Emit the data below verbatim, stripping out any pictures.

+++++

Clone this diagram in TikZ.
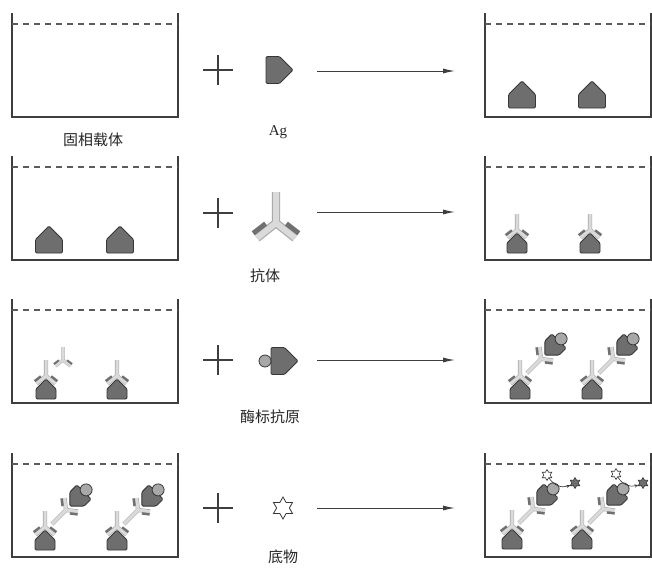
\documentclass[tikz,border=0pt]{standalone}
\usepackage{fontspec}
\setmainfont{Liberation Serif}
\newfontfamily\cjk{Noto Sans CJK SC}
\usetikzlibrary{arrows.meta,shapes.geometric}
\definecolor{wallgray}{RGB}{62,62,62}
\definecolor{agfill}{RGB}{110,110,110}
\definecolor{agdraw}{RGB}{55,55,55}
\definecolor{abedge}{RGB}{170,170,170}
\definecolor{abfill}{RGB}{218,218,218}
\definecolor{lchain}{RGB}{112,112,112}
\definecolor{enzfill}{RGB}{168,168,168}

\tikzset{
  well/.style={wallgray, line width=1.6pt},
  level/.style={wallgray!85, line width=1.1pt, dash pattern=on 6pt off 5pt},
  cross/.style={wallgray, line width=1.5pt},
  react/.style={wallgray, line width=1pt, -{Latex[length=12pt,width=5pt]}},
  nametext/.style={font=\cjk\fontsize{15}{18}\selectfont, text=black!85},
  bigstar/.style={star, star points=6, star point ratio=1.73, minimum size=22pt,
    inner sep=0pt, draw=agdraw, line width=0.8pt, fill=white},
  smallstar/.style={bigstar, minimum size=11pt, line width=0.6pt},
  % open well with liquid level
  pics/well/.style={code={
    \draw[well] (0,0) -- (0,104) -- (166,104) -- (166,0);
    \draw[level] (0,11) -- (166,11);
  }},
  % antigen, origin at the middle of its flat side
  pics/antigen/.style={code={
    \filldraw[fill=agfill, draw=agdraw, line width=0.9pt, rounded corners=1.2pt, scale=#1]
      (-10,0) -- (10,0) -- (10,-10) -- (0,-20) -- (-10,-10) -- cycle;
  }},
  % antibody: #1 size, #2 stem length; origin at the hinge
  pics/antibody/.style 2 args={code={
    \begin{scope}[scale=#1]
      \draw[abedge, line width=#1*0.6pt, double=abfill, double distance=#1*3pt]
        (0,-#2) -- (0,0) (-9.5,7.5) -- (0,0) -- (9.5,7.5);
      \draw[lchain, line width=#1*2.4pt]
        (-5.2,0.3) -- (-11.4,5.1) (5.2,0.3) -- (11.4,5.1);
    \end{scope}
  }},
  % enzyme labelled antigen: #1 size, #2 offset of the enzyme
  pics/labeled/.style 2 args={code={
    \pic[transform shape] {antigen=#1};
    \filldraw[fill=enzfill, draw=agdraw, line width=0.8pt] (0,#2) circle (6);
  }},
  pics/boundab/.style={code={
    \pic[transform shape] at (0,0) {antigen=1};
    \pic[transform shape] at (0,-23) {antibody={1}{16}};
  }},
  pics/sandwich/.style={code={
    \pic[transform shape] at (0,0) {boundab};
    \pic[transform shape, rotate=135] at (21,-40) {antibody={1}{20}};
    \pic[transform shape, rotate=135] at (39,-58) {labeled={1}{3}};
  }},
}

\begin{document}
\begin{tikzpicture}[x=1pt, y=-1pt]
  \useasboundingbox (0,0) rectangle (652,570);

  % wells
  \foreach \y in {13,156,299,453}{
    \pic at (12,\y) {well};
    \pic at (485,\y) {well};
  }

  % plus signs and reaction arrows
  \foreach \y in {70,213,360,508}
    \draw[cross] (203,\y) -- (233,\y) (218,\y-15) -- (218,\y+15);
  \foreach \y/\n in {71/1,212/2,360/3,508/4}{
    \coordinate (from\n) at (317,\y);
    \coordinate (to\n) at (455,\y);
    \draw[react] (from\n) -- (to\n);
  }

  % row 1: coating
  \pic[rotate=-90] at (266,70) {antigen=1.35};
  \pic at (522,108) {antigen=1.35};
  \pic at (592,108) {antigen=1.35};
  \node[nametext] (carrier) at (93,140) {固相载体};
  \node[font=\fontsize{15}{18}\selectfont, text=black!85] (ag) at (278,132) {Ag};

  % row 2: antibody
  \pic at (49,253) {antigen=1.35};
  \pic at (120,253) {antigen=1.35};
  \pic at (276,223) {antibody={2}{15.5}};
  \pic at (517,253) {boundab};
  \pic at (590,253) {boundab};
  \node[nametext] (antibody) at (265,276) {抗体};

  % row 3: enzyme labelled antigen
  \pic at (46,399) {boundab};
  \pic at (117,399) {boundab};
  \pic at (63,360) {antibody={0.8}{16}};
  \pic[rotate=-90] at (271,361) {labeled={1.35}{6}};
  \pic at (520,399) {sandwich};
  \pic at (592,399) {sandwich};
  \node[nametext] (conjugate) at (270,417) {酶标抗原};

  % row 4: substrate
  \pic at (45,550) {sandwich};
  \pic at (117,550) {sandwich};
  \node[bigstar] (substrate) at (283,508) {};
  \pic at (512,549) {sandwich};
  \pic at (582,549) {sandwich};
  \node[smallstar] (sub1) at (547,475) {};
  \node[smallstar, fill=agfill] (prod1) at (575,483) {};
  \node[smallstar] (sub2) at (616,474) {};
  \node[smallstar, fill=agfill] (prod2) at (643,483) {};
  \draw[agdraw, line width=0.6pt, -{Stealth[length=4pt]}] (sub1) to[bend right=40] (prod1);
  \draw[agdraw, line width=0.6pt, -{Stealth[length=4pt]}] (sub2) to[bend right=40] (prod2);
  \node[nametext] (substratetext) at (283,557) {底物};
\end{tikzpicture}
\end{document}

+++++

-- Solution to the problem --
Clone this diagram in TikZ.
\documentclass[tikz,border=0pt]{standalone}
\usepackage{fontspec}
\setmainfont{Liberation Serif}
\newfontfamily\cjk{Noto Sans CJK SC}
\usetikzlibrary{arrows.meta,shapes.geometric}
\definecolor{wallgray}{RGB}{62,62,62}
\definecolor{agfill}{RGB}{110,110,110}
\definecolor{agdraw}{RGB}{55,55,55}
\definecolor{abedge}{RGB}{170,170,170}
\definecolor{abfill}{RGB}{218,218,218}
\definecolor{lchain}{RGB}{112,112,112}
\definecolor{enzfill}{RGB}{168,168,168}

\tikzset{
  well/.style={wallgray, line width=1.6pt},
  level/.style={wallgray!85, line width=1.1pt, dash pattern=on 6pt off 5pt},
  cross/.style={wallgray, line width=1.5pt},
  react/.style={wallgray, line width=1pt, -{Latex[length=12pt,width=5pt]}},
  nametext/.style={font=\cjk\fontsize{15}{18}\selectfont, text=black!85},
  bigstar/.style={star, star points=6, star point ratio=1.73, minimum size=22pt,
    inner sep=0pt, draw=agdraw, line width=0.8pt, fill=white},
  smallstar/.style={bigstar, minimum size=11pt, line width=0.6pt},
  % open well with liquid level
  pics/well/.style={code={
    \draw[well] (0,0) -- (0,104) -- (166,104) -- (166,0);
    \draw[level] (0,11) -- (166,11);
  }},
  % antigen, origin at the middle of its flat side
  pics/antigen/.style={code={
    \filldraw[fill=agfill, draw=agdraw, line width=0.9pt, rounded corners=1.2pt, scale=#1]
      (-10,0) -- (10,0) -- (10,-10) -- (0,-20) -- (-10,-10) -- cycle;
  }},
  % antibody: #1 size, #2 stem length; origin at the hinge
  pics/antibody/.style 2 args={code={
    \begin{scope}[scale=#1]
      \draw[abedge, line width=#1*0.6pt, double=abfill, double distance=#1*3pt]
        (0,-#2) -- (0,0) (-9.5,7.5) -- (0,0) -- (9.5,7.5);
      \draw[lchain, line width=#1*2.4pt]
        (-5.2,0.3) -- (-11.4,5.1) (5.2,0.3) -- (11.4,5.1);
    \end{scope}
  }},
  % enzyme labelled antigen: #1 size, #2 offset of the enzyme
  pics/labeled/.style 2 args={code={
    \pic[transform shape] {antigen=#1};
    \filldraw[fill=enzfill, draw=agdraw, line width=0.8pt] (0,#2) circle (6);
  }},
  pics/boundab/.style={code={
    \pic[transform shape] at (0,0) {antigen=1};
    \pic[transform shape] at (0,-23) {antibody={1}{16}};
  }},
  pics/sandwich/.style={code={
    \pic[transform shape] at (0,0) {boundab};
    \pic[transform shape, rotate=135] at (21,-40) {antibody={1}{20}};
    \pic[transform shape, rotate=135] at (39,-58) {labeled={1}{3}};
  }},
}

\begin{document}
\begin{tikzpicture}[x=1pt, y=-1pt]
  \useasboundingbox (0,0) rectangle (652,570);

  % wells
  \foreach \y in {13,156,299,453}{
    \pic at (12,\y) {well};
    \pic at (485,\y) {well};
  }

  % plus signs and reaction arrows
  \foreach \y in {70,213,360,508}
    \draw[cross] (203,\y) -- (233,\y) (218,\y-15) -- (218,\y+15);
  \foreach \y/\n in {71/1,212/2,360/3,508/4}{
    \coordinate (from\n) at (317,\y);
    \coordinate (to\n) at (455,\y);
    \draw[react] (from\n) -- (to\n);
  }

  % row 1: coating
  \pic[rotate=-90] at (266,70) {antigen=1.35};
  \pic at (522,108) {antigen=1.35};
  \pic at (592,108) {antigen=1.35};
  \node[nametext] (carrier) at (93,140) {固相载体};
  \node[font=\fontsize{15}{18}\selectfont, text=black!85] (ag) at (278,132) {Ag};

  % row 2: antibody
  \pic at (49,253) {antigen=1.35};
  \pic at (120,253) {antigen=1.35};
  \pic at (276,223) {antibody={2}{15.5}};
  \pic at (517,253) {boundab};
  \pic at (590,253) {boundab};
  \node[nametext] (antibody) at (265,276) {抗体};

  % row 3: enzyme labelled antigen
  \pic at (46,399) {boundab};
  \pic at (117,399) {boundab};
  \pic at (63,360) {antibody={0.8}{16}};
  \pic[rotate=-90] at (271,361) {labeled={1.35}{6}};
  \pic at (520,399) {sandwich};
  \pic at (592,399) {sandwich};
  \node[nametext] (conjugate) at (270,417) {酶标抗原};

  % row 4: substrate
  \pic at (45,550) {sandwich};
  \pic at (117,550) {sandwich};
  \node[bigstar] (substrate) at (283,508) {};
  \pic at (512,549) {sandwich};
  \pic at (582,549) {sandwich};
  \node[smallstar] (sub1) at (547,475) {};
  \node[smallstar, fill=agfill] (prod1) at (575,483) {};
  \node[smallstar] (sub2) at (616,474) {};
  \node[smallstar, fill=agfill] (prod2) at (643,483) {};
  \draw[agdraw, line width=0.6pt, -{Stealth[length=4pt]}] (sub1) to[bend right=40] (prod1);
  \draw[agdraw, line width=0.6pt, -{Stealth[length=4pt]}] (sub2) to[bend right=40] (prod2);
  \node[nametext] (substratetext) at (283,557) {底物};
\end{tikzpicture}
\end{document}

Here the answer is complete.